◆ Stored data
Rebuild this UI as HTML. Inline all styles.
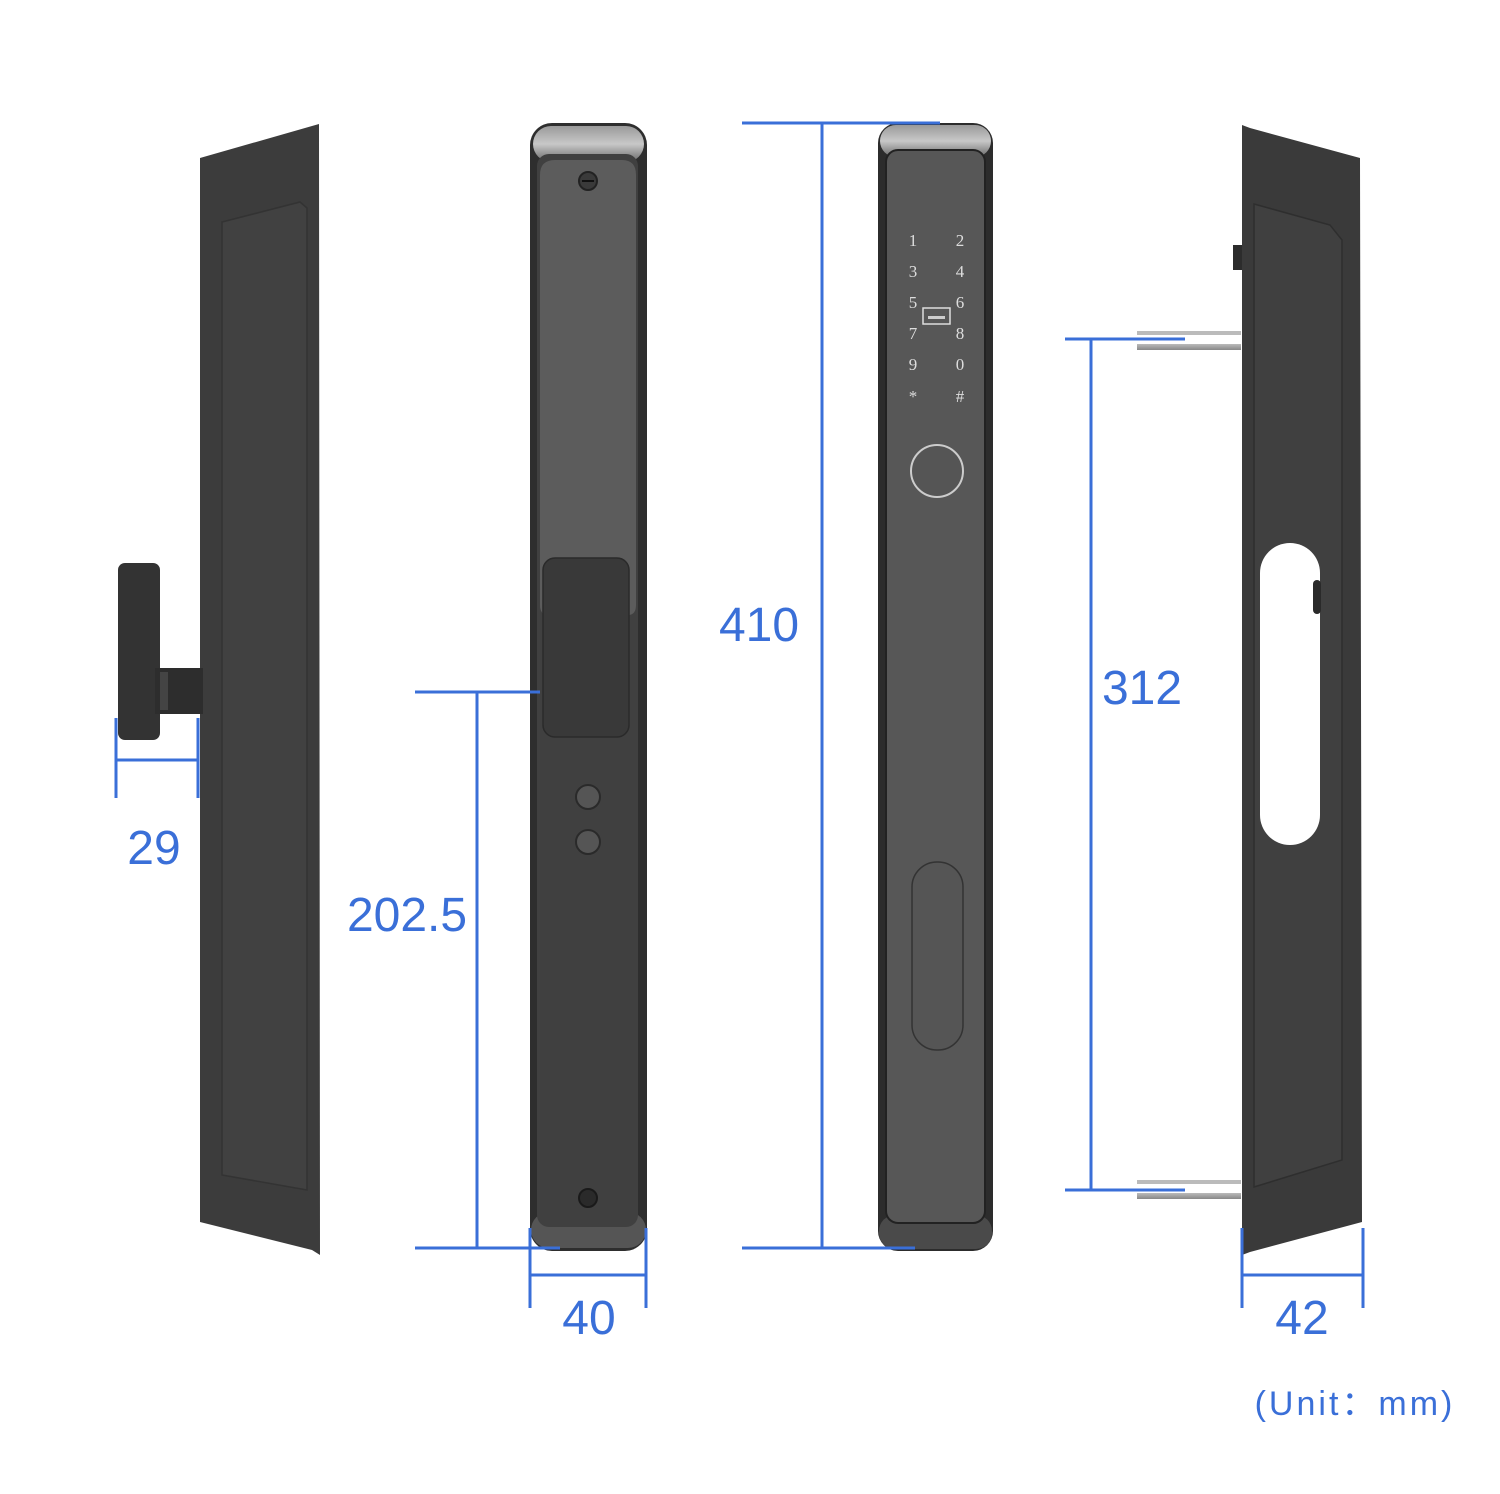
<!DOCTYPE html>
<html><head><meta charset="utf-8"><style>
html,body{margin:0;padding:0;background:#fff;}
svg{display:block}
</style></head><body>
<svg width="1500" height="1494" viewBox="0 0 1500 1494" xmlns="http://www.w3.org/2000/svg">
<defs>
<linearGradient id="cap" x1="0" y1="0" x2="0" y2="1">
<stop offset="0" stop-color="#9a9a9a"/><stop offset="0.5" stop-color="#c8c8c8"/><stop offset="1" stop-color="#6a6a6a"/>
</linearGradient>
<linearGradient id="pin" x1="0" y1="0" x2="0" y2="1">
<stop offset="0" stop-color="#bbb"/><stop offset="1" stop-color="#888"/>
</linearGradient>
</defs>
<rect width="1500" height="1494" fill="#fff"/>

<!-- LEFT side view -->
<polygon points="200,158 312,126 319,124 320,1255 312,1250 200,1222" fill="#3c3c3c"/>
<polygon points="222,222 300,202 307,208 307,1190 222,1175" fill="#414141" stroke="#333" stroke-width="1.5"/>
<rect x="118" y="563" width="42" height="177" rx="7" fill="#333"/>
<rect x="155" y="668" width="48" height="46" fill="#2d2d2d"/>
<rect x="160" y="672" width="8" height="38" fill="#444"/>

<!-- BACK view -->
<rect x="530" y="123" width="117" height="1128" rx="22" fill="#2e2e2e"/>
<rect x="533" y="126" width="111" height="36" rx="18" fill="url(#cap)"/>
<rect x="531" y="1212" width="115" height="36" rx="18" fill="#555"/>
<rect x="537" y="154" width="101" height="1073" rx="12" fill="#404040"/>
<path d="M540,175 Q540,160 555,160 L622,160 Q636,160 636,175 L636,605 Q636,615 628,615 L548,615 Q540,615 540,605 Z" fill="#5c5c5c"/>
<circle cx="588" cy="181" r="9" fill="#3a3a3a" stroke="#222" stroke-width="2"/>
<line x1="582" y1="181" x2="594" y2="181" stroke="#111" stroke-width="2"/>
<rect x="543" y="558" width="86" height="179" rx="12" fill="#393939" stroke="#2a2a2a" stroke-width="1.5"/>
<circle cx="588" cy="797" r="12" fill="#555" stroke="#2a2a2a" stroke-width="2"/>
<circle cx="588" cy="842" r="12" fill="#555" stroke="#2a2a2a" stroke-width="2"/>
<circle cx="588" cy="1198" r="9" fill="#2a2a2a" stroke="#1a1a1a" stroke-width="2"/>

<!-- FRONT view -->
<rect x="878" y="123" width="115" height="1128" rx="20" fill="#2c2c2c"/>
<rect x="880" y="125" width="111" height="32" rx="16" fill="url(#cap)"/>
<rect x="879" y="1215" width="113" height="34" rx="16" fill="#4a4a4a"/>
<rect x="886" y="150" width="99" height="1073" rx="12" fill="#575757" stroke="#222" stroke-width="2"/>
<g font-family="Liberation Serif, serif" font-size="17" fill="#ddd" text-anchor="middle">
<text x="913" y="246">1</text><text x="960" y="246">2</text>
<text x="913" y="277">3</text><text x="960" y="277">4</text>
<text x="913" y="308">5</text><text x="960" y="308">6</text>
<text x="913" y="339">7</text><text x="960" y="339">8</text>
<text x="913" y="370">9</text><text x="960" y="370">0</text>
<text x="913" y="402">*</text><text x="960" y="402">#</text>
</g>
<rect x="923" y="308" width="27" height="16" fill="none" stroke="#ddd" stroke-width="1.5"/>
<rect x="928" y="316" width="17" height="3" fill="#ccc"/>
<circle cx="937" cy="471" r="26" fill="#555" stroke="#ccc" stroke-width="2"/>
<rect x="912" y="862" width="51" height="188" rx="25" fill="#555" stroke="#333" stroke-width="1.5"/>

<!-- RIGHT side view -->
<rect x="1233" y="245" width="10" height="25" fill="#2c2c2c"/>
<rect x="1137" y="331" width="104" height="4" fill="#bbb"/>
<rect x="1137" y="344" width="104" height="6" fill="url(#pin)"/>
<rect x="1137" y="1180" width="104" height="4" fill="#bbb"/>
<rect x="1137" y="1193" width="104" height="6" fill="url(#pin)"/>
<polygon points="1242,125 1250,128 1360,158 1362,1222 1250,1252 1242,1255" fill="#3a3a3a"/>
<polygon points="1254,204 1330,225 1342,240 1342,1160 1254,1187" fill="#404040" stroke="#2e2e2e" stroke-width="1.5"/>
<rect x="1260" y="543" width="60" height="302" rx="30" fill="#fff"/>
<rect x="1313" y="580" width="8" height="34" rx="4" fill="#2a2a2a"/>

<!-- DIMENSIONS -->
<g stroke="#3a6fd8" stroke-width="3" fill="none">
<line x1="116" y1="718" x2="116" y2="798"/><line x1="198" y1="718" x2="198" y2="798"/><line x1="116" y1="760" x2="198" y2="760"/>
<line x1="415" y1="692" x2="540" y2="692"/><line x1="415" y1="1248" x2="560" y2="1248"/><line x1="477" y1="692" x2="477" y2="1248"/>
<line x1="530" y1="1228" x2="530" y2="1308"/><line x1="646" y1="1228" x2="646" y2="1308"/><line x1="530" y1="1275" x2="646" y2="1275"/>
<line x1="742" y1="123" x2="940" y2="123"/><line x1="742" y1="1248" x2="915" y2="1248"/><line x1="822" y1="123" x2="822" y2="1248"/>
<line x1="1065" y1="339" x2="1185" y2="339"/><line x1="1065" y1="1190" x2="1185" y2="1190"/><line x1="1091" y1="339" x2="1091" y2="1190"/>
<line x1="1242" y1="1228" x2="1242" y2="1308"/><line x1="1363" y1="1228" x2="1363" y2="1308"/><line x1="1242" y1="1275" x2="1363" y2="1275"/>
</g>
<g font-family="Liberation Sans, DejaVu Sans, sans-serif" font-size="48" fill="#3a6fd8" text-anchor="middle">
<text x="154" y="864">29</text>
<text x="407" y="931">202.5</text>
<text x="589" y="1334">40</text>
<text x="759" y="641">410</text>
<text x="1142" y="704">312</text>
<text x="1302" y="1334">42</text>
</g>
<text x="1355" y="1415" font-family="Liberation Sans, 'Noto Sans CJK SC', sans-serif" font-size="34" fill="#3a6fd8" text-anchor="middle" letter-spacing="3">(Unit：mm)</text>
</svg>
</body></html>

◆ Required work
Skip the images and write out the rest of the listing exactly.

◆ Result of this exercise
Rebuild this UI as HTML. Inline all styles.
<!DOCTYPE html>
<html><head><meta charset="utf-8"><style>
html,body{margin:0;padding:0;background:#fff;}
svg{display:block}
</style></head><body>
<svg width="1500" height="1494" viewBox="0 0 1500 1494" xmlns="http://www.w3.org/2000/svg">
<defs>
<linearGradient id="cap" x1="0" y1="0" x2="0" y2="1">
<stop offset="0" stop-color="#9a9a9a"/><stop offset="0.5" stop-color="#c8c8c8"/><stop offset="1" stop-color="#6a6a6a"/>
</linearGradient>
<linearGradient id="pin" x1="0" y1="0" x2="0" y2="1">
<stop offset="0" stop-color="#bbb"/><stop offset="1" stop-color="#888"/>
</linearGradient>
</defs>
<rect width="1500" height="1494" fill="#fff"/>

<!-- LEFT side view -->
<polygon points="200,158 312,126 319,124 320,1255 312,1250 200,1222" fill="#3c3c3c"/>
<polygon points="222,222 300,202 307,208 307,1190 222,1175" fill="#414141" stroke="#333" stroke-width="1.5"/>
<rect x="118" y="563" width="42" height="177" rx="7" fill="#333"/>
<rect x="155" y="668" width="48" height="46" fill="#2d2d2d"/>
<rect x="160" y="672" width="8" height="38" fill="#444"/>

<!-- BACK view -->
<rect x="530" y="123" width="117" height="1128" rx="22" fill="#2e2e2e"/>
<rect x="533" y="126" width="111" height="36" rx="18" fill="url(#cap)"/>
<rect x="531" y="1212" width="115" height="36" rx="18" fill="#555"/>
<rect x="537" y="154" width="101" height="1073" rx="12" fill="#404040"/>
<path d="M540,175 Q540,160 555,160 L622,160 Q636,160 636,175 L636,605 Q636,615 628,615 L548,615 Q540,615 540,605 Z" fill="#5c5c5c"/>
<circle cx="588" cy="181" r="9" fill="#3a3a3a" stroke="#222" stroke-width="2"/>
<line x1="582" y1="181" x2="594" y2="181" stroke="#111" stroke-width="2"/>
<rect x="543" y="558" width="86" height="179" rx="12" fill="#393939" stroke="#2a2a2a" stroke-width="1.5"/>
<circle cx="588" cy="797" r="12" fill="#555" stroke="#2a2a2a" stroke-width="2"/>
<circle cx="588" cy="842" r="12" fill="#555" stroke="#2a2a2a" stroke-width="2"/>
<circle cx="588" cy="1198" r="9" fill="#2a2a2a" stroke="#1a1a1a" stroke-width="2"/>

<!-- FRONT view -->
<rect x="878" y="123" width="115" height="1128" rx="20" fill="#2c2c2c"/>
<rect x="880" y="125" width="111" height="32" rx="16" fill="url(#cap)"/>
<rect x="879" y="1215" width="113" height="34" rx="16" fill="#4a4a4a"/>
<rect x="886" y="150" width="99" height="1073" rx="12" fill="#575757" stroke="#222" stroke-width="2"/>
<g font-family="Liberation Serif, serif" font-size="17" fill="#ddd" text-anchor="middle">
<text x="913" y="246">1</text><text x="960" y="246">2</text>
<text x="913" y="277">3</text><text x="960" y="277">4</text>
<text x="913" y="308">5</text><text x="960" y="308">6</text>
<text x="913" y="339">7</text><text x="960" y="339">8</text>
<text x="913" y="370">9</text><text x="960" y="370">0</text>
<text x="913" y="402">*</text><text x="960" y="402">#</text>
</g>
<rect x="923" y="308" width="27" height="16" fill="none" stroke="#ddd" stroke-width="1.5"/>
<rect x="928" y="316" width="17" height="3" fill="#ccc"/>
<circle cx="937" cy="471" r="26" fill="#555" stroke="#ccc" stroke-width="2"/>
<rect x="912" y="862" width="51" height="188" rx="25" fill="#555" stroke="#333" stroke-width="1.5"/>

<!-- RIGHT side view -->
<rect x="1233" y="245" width="10" height="25" fill="#2c2c2c"/>
<rect x="1137" y="331" width="104" height="4" fill="#bbb"/>
<rect x="1137" y="344" width="104" height="6" fill="url(#pin)"/>
<rect x="1137" y="1180" width="104" height="4" fill="#bbb"/>
<rect x="1137" y="1193" width="104" height="6" fill="url(#pin)"/>
<polygon points="1242,125 1250,128 1360,158 1362,1222 1250,1252 1242,1255" fill="#3a3a3a"/>
<polygon points="1254,204 1330,225 1342,240 1342,1160 1254,1187" fill="#404040" stroke="#2e2e2e" stroke-width="1.5"/>
<rect x="1260" y="543" width="60" height="302" rx="30" fill="#fff"/>
<rect x="1313" y="580" width="8" height="34" rx="4" fill="#2a2a2a"/>

<!-- DIMENSIONS -->
<g stroke="#3a6fd8" stroke-width="3" fill="none">
<line x1="116" y1="718" x2="116" y2="798"/><line x1="198" y1="718" x2="198" y2="798"/><line x1="116" y1="760" x2="198" y2="760"/>
<line x1="415" y1="692" x2="540" y2="692"/><line x1="415" y1="1248" x2="560" y2="1248"/><line x1="477" y1="692" x2="477" y2="1248"/>
<line x1="530" y1="1228" x2="530" y2="1308"/><line x1="646" y1="1228" x2="646" y2="1308"/><line x1="530" y1="1275" x2="646" y2="1275"/>
<line x1="742" y1="123" x2="940" y2="123"/><line x1="742" y1="1248" x2="915" y2="1248"/><line x1="822" y1="123" x2="822" y2="1248"/>
<line x1="1065" y1="339" x2="1185" y2="339"/><line x1="1065" y1="1190" x2="1185" y2="1190"/><line x1="1091" y1="339" x2="1091" y2="1190"/>
<line x1="1242" y1="1228" x2="1242" y2="1308"/><line x1="1363" y1="1228" x2="1363" y2="1308"/><line x1="1242" y1="1275" x2="1363" y2="1275"/>
</g>
<g font-family="Liberation Sans, DejaVu Sans, sans-serif" font-size="48" fill="#3a6fd8" text-anchor="middle">
<text x="154" y="864">29</text>
<text x="407" y="931">202.5</text>
<text x="589" y="1334">40</text>
<text x="759" y="641">410</text>
<text x="1142" y="704">312</text>
<text x="1302" y="1334">42</text>
</g>
<text x="1355" y="1415" font-family="Liberation Sans, 'Noto Sans CJK SC', sans-serif" font-size="34" fill="#3a6fd8" text-anchor="middle" letter-spacing="3">(Unit：mm)</text>
</svg>
</body></html>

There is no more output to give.